The head is a 2-pronged piece of iron or steel about 17 centimeters long, with barbs on the inner side of each prong, equidistant from the extremity and facing each other. These two prongs unite to form a solid neck that runs into the natural hole in the shaft, a ferrule of brass, or more frequently a winding of rattan coated with tabon-tábon seed pulp, serving to prevent the splitting of the frail bamboo tube. The head is attached to the shaft by a substantial string of abaká fiber, about 1.5 meters long, which is wound about the shaft, but which is unwound by the fish in its frantic efforts to escape, leaving him with the arrowhead in his body, and with the shaft breaking the water and indicating to the fisherman the whereabouts of his victim. On the far upper Agúsan the arrowhead is not of the 2-pronged type but is a thin, laminated steel point that expands gradually to form the two lateral barbs. It is of Mandáya manufacture and origin.
THE FISH SPEAR
The fish spear,27 except on the far upper Agúsan, consists of a long bamboo shaft from 1.5 to 2.25 meters in length with a heavy 3-pronged barbed head set into a node at its larger end and with strengthening girdles of rattan strips serving to reinforce it. The iron head is of Bisáya or of Christian Manóbo workmanship. On the upper Agúsan the head is 2-pronged and the shaft is frequently somewhat longer than that of the spear used on the lower river. In other respects it is identical.
27Sá-pang.
FISHHOOKS
Large hooks are much more commonly used than small ones. Both are made out of either brass wire or of iron, the latter often from the handle of a kerosene can, and in general they resemble ordinary fishhooks such as are made in civilized countries. The method of using the hook has been described already under "Fishing."

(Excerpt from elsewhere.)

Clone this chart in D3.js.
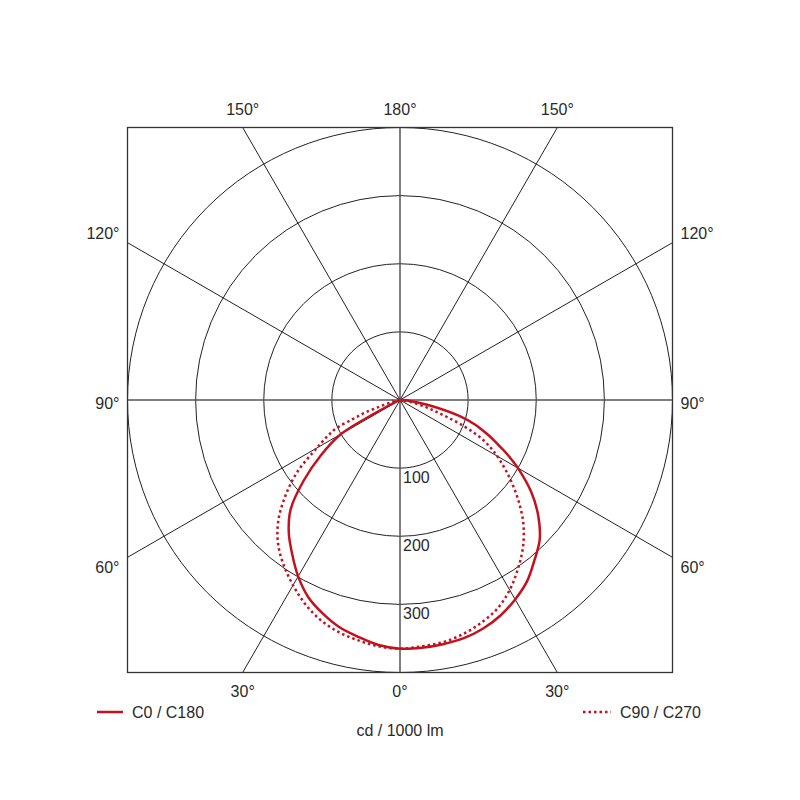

For crocodiles a peculiar hook is used. It consists of a piece of palma brava, sharpened at one end, and provided with a spur projecting backward at an angle of about 30°. To this piece of wood is attached a stout rope of abaká fiber, which in its turn is tied to a piece of stout bamboo about 1.8 meters long. The bamboo is then set firmly in the ground, and the bait is allowed to hang within about 60 centimeters of the water. The hungry crocodile, lured by the odor, springs at the bait, and gets the hook between his jaws. It is seldom that by dint of frantic pulling and wriggling he does not free the bamboo and rush off to one of his favorite haunts, where, by the presence of the bamboo float above him, he is discovered and dispatched.